Strange topological materials are popping up everywhere physicists look

‘Fragile topology’ is the latest addition to a group of quantum phenomena that give materials exotic — and exciting — properties.

The mathematics hidden in materials keeps getting more exotic. Topological states of matter — which derive exotic properties from their electrons’ ‘knotty’ quantum states — have shot from rare curiosity to one of the hottest fields in physics. Now, theorists are finding that topology is ubiquitous — and recognizing it as one of the most significant ways in which solid matter can behave.

In the past few years, physicists have identified a ‘fragile’ version of topology that might occur in almost all crystalline solids, according to a preprint posted in May1. Another study, published2 last month in Nature, describes hints of a fragile state in the electrons of a carbon-based device — which, if confirmed, would be the first experimental evidence for fragile topology.

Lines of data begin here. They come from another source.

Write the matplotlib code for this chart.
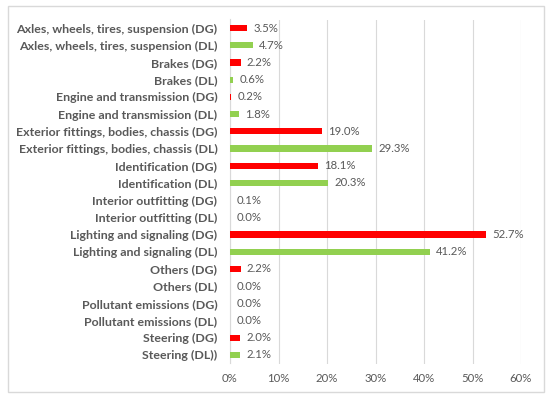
import matplotlib.pyplot as plt
from matplotlib.patches import Rectangle
from matplotlib.ticker import FuncFormatter

categories = [
    "Axles, wheels, tires, suspension (DG)",
    "Axles, wheels, tires, suspension (DL)",
    "Brakes (DG)",
    "Brakes (DL)",
    "Engine and transmission (DG)",
    "Engine and transmission (DL)",
    "Exterior fittings, bodies, chassis (DG)",
    "Exterior fittings, bodies, chassis (DL)",
    "Identification (DG)",
    "Identification (DL)",
    "Interior outfitting (DG)",
    "Interior outfitting (DL)",
    "Lighting and signaling (DG)",
    "Lighting and signaling (DL)",
    "Others (DG)",
    "Others (DL)",
    "Pollutant emissions (DG)",
    "Pollutant emissions (DL)",
    "Steering (DG)",
    "Steering (DL))",
]
values = [3.5, 4.7, 2.2, 0.6, 0.2, 1.8, 19.0, 29.3, 18.1, 20.3,
          0.1, 0.0, 52.7, 41.2, 2.2, 0.0, 0.0, 0.0, 2.0, 2.1]
colors = ["#FF0000" if c.endswith("(DG)") else "#92D050" for c in categories]

fig = plt.figure(figsize=(5.5, 3.98), dpi=100)
fig.patches.append(Rectangle((8 / 550, 6 / 398), 536 / 550, 386 / 398,
                             transform=fig.transFigure, fill=False,
                             edgecolor="#D9D9D9", linewidth=1))
ax = fig.add_axes([230 / 550, 1 - 363.5 / 398, 291 / 550, 344 / 398])

y = list(range(len(categories)))
ax.barh(y, [v / 100 for v in values], height=0.36, color=colors, zorder=3)
for yi, v in zip(y, values):
    ax.text(v / 100 + 0.013, yi, f"{v:.1f}%", va="center", ha="left",
            fontsize=8.2, color="#595959", family="Lato")

ax.set_xlim(0, 0.6)
ax.set_ylim(len(categories) - 0.5, -0.5)
ax.set_yticks(y)
ax.set_yticklabels(categories, fontsize=8.9, fontweight="bold", color="#595959",
                   family="Lato")
ax.set_xticks([0, 0.1, 0.2, 0.3, 0.4, 0.5, 0.6])
ax.xaxis.set_major_formatter(FuncFormatter(lambda x, p: f"{x * 100:.0f}%"))
for lab in ax.get_xticklabels():
    lab.set_fontsize(8.2)
    lab.set_color("#595959")
    lab.set_family("Lato")
ax.tick_params(length=0, pad=7)
ax.tick_params(axis="y", pad=9)
ax.grid(axis="x", color="#D9D9D9", linewidth=0.8, zorder=0)
for s in ["top", "right", "bottom"]:
    ax.spines[s].set_visible(False)
ax.spines["left"].set_color("#D9D9D9")
ax.spines["left"].set_linewidth(0.8)

fig.savefig("out.png", dpi=100)
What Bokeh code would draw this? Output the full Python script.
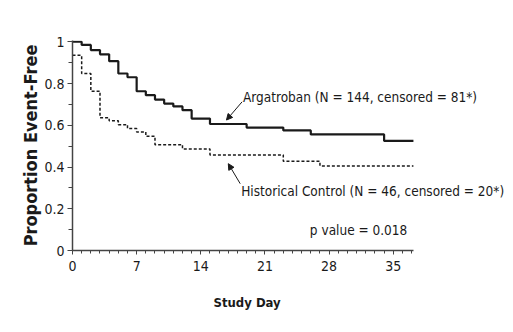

It is too early to say whether these discoveries will have a major impact on practical materials. But researchers have found that they might help to explain certain kinds of superconductivity, and say that the phenomenon is also likely to be important in photonics, technologies that carry information in light pulses rather than electrons. Fragile topology could also have implications for researchers who use supercomputers to simulate the behaviour of materials.


The latest studies show that fragile topology “is not just a radical, academic rabbit hole that people are going down”, says Ashvin Vishwanath, a theoretical physicist specializing in condensed matter at Harvard University in Cambridge, Massachusetts. “I am having a hard time keeping up with the field, even though it’s just a year old.”